En un mundo tan maliciosamente confuso como el que vivimos ahora, donde las palabras apuntan hacia una dirección distinta de aquella a que, en verdad se encaminan las intenciones, donde las grandes fórmulas que un tiempo fueron vehículo de creencias firmes y hasta de fes violentas, son manipuladas sin convicción mayor en calidad de plataformas o consignas al servicio de finalidades transitorias, donde nadie confía en nadie y cada cual se esfuerza por desenmascarar al adversario, sin perjuicio de cohonestar la propia superchería transigiendo con la del aliado en una complicidad cuyo estrago moral será mucho más duradero que la alianza misma; en un mundo así, digo, emitir un pronunciamiento sincero sobre cualquier punto de interés general equivale a afrontar en balde, sin la más remota perspectiva de comprensión, el riesgo seguro de interpretaciones calumniosas.

 

La confusión es hoy la misma, porque no son muy diferentes las cuestiones que hay que debatir. No creo que muchas opiniones libres se hayan salvado de la experiencia de verse criticadas calumniosamente, y de una sola tacada, por espurias, subvencionadas, reaccionarias, revolucionarias, aburguesadas, ingenuas, cómplices del terrorismo, estalinistas, capitalistas, nazis, islamistas, sionistas, antiamericanistas, tercermundistas o servidoras de la CIA. La confusión es la misma, pero las dificultades son mayores.

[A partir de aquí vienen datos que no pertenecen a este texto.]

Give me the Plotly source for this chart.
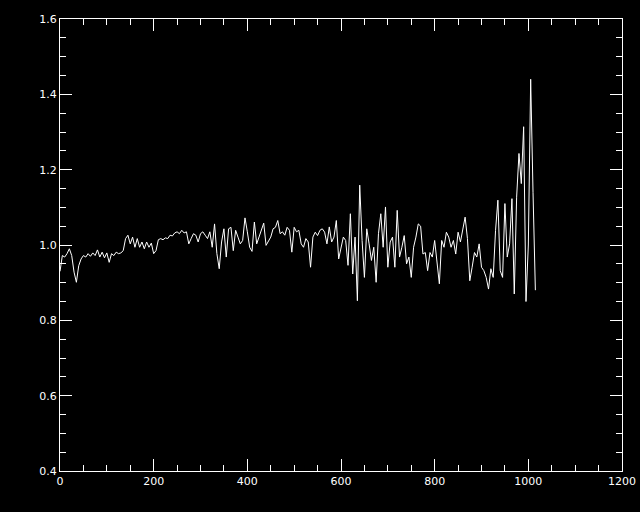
import plotly.graph_objects as go

# sample positions (x units)
x_values = list(range(0, 1016, 5))

# y values, segment by segment
seg1 = [0.93, 0.972, 0.968, 0.977, 0.99, 0.972, 0.928, 0.901, 0.945, 0.963,
        0.972, 0.968, 0.977, 0.970, 0.979, 0.972, 0.987, 0.968, 0.981, 0.966,
        0.979, 0.954, 0.977, 0.972, 0.981, 0.977, 0.979, 0.985, 1.017, 1.026,
        1.003, 1.021, 0.994, 1.017, 0.994, 1.008, 0.99, 1.008, 0.994, 1.005,
        0.977, 0.985, 1.014, 1.017, 1.014, 1.019, 1.017, 1.026, 1.024, 1.032,
        1.035]
seg2 = [1.030, 1.039, 1.032, 1.035, 1.003, 1.017, 1.030, 1.026, 1.008, 1.030,
        1.035, 1.026, 1.017, 1.035, 0.994, 1.056, 0.977, 0.937, 1.008, 1.043,
        0.968, 1.043, 1.047, 0.985, 1.039, 1.021, 1.003, 1.012, 1.072, 1.035,
        0.994, 0.983, 1.061, 1.003, 1.021, 1.039, 1.058, 0.999, 1.012, 1.021,
        1.043, 1.047, 1.065, 1.030, 1.035, 1.026, 1.047, 1.039, 0.981, 1.047,
        1.035, 1.039]
seg3 = [1.003, 0.994, 1.017, 1.008, 0.941, 1.021, 1.034, 1.025, 1.039, 1.043,
        1.034, 1.003, 1.048, 1.008, 1.021, 1.065, 0.963, 0.990, 1.021, 1.012,
        0.946, 1.083, 0.923, 1.021, 0.852, 1.159, 1.012, 0.914, 1.043, 1.003,
        0.959, 0.994, 0.901, 1.030, 1.083, 0.994, 1.101, 0.941, 1.008, 1.021,
        0.941, 1.092, 0.968, 0.994, 1.025, 0.950, 0.968, 0.914, 0.994, 1.021,
        1.056]
seg4 = [1.05, 0.976, 0.98, 0.932, 0.98, 0.968, 1.012, 0.950, 0.897, 1.012,
        0.994, 1.034, 1.021, 0.994, 1.012, 0.976, 1.034, 1.008, 1.039, 1.074,
        1.017, 0.905, 0.941, 0.98, 0.968, 1.003, 0.941, 0.932, 0.914, 0.883,
        0.937, 0.914, 1.039, 1.119, 0.932, 0.914, 1.110, 0.968, 1.003, 1.123,
        0.87, 1.127, 1.243, 1.163, 1.314, 0.85, 1.00, 1.44, 1.14, 0.88]
y_values = seg1 + seg2 + seg3 + seg4

x_ticks = [0, 200, 400, 600, 800, 1000, 1200]
x_tick_labels = ["0", "200", "400", "600", "800", "1000", "1200"]
y_ticks = [0.4, 0.6, 0.8, 1.0, 1.2, 1.4, 1.6]
y_tick_labels = ["0.4", "0.6", "0.8", "1.0", "1.2", "1.4", "1.6"]

fig = go.Figure()
fig.add_trace(go.Scatter(x=x_values, y=y_values, mode="lines",
                         line=dict(color="white", width=1), showlegend=False))

axis_common = dict(
    showgrid=False, zeroline=False, showline=True, linecolor="white", linewidth=1,
    mirror="ticks", ticks="inside", ticklen=12, tickcolor="white", tickwidth=1,
    tickfont=dict(family="DejaVu Sans", size=11, color="white"),
    automargin=False,
)
fig.update_xaxes(range=[0, 1200], tickvals=x_ticks, ticktext=x_tick_labels,
                 minor=dict(dtick=50, tick0=0, ticks="inside", ticklen=6, tickcolor="white", showgrid=False),
                 **axis_common)
fig.update_yaxes(range=[0.4, 1.6], tickvals=y_ticks, ticktext=y_tick_labels,
                 minor=dict(dtick=0.05, tick0=0.4, ticks="inside", ticklen=6, tickcolor="white", showgrid=False),
                 **axis_common)
fig.update_layout(width=640, height=512, autosize=False,
                  paper_bgcolor="black", plot_bgcolor="black",
                  margin=dict(l=60, r=18, t=19, b=41))
fig.write_html("out.html", config={"displayModeBar": False},
               post_script="document.body.style.margin='0';document.body.style.background='black';document.body.style.overflow='hidden';")
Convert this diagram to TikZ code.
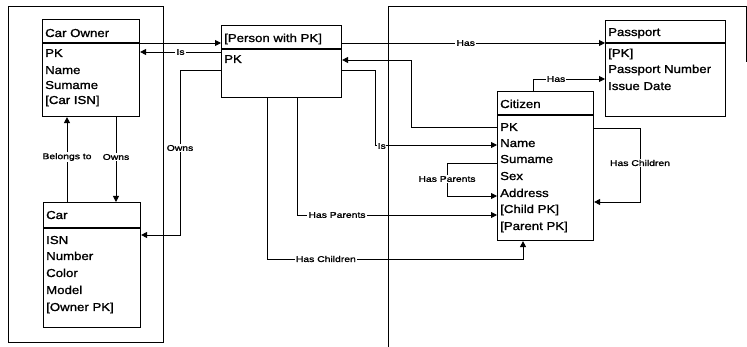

Los sueños, para el que se tome el interés de analizarlos, han evidenciado sus quebraduras sangrientas. No hay humor honesto que resista el cinismo de la sociedad occidental, y el espacio mediático ha implantado en las discusiones un tono de caricatura, de lema publicitario, que impide cualquier matiz, cualquier flexibilidad intelectual. Uno corre el peligro de convertirse en un ser opaco, o en un cascarrabias. Aunque abundan los chistes sobre la Unión Soviética de Stalin, la Cuba de Castro, los judíos, la pobre capacidad intelectual del presidente norteamericano, los andaluces, los vascos, los catalanes, las Torres Gemelas o los ayatolás, confieso con malestar que hace tiempo que no me río con ninguno.